Your next question is from the line of Li Chen with iA Capital Markets.
Hi, good morning. First of all, congrats on the strong quarter. Maybe just a follow-up on, you know, Jenny's question. In terms of your acquisition pipeline, you mentioned that you're gonna focus on gateway markets. Is the focus going to remain mostly within, you know, the Sun Belt region and the East Coast? Have you explored further opportunities outside of your core markets out on the West Coast?
Thanks for the question, Li. We are looking in major markets, and we wanna partner with investment-grade national grocers. That could take us outside of where we have the highest concentration, but we also know that there is a lot of opportunity in the Southeast, the Sun Belt, and the East Coast. You know, I wouldn't say we would never venture outside of our sort of comfort zone or where our portfolio currently is located if there's value. Our job is to continue to create value, find accretive acquisitions and continue to add scale with those top five grocers I mentioned in my opening remarks.

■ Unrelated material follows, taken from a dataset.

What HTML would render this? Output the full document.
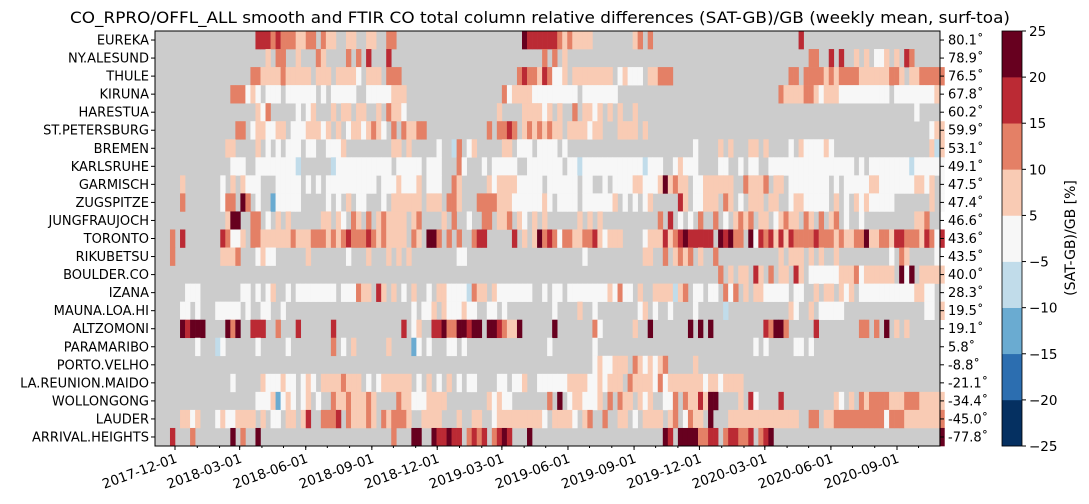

Mm-hmm. Right. Thanks. Lastly, recently, Amazon, you know, they announced that they're opening larger box stores across the U.S. beyond their pop-up shops. Could that be an opportunity for the REIT to develop a new potential partnership?
Do you mean their grocery banner or do you mean sort of their foray into kind of department stores?
Yeah, department stores, but not sure if it's gonna be like those super big ones. I was just wondering if that could be an opportunity for the REITs. Unclear if they're kind of going to, you know, open also those Amazon Go stores and Whole Foods, you know, besides them or within those shops.
I don't see us really ever making a play into sort of enclosed malls and/or power centers where these department stores are rumored to be sort of replacing the JCPenney's and the Sears of the world. I believe we will stick to what we're good at and stay focused on strip centers with grocery stores as an anchor. You know, centers that are 100,000 ft-125,000 ft. I would love to find a deal with Amazon Fresh. Their concept is 40,000-ish sq ft. It fits nicely within our merchandising and composition of our stores. Little less likely that we do an Amazon Go, just they're a couple thousand feet.
They're usually in dense urban markets, and that isn't really where we see the real value in in America. We like to be in major centers just outside of the downtown core, call it 5 mi-10 mi, in the suburbs, but markets that have more than 1 million people and where economies are growing and people are moving to.
Great. Thanks for the commentary. Congrats on a strong quarter. I'll turn it back.
At this time, there are no further questions. I would now like to hand the call back over to Ms. Jennifer Pyper.
Thank you everyone for joining the Q3 2021 conference call for Slate Grocery REIT. Have a great day.
Ladies and gentlemen, this does conclude today's conference call. You may now disconnect at this time.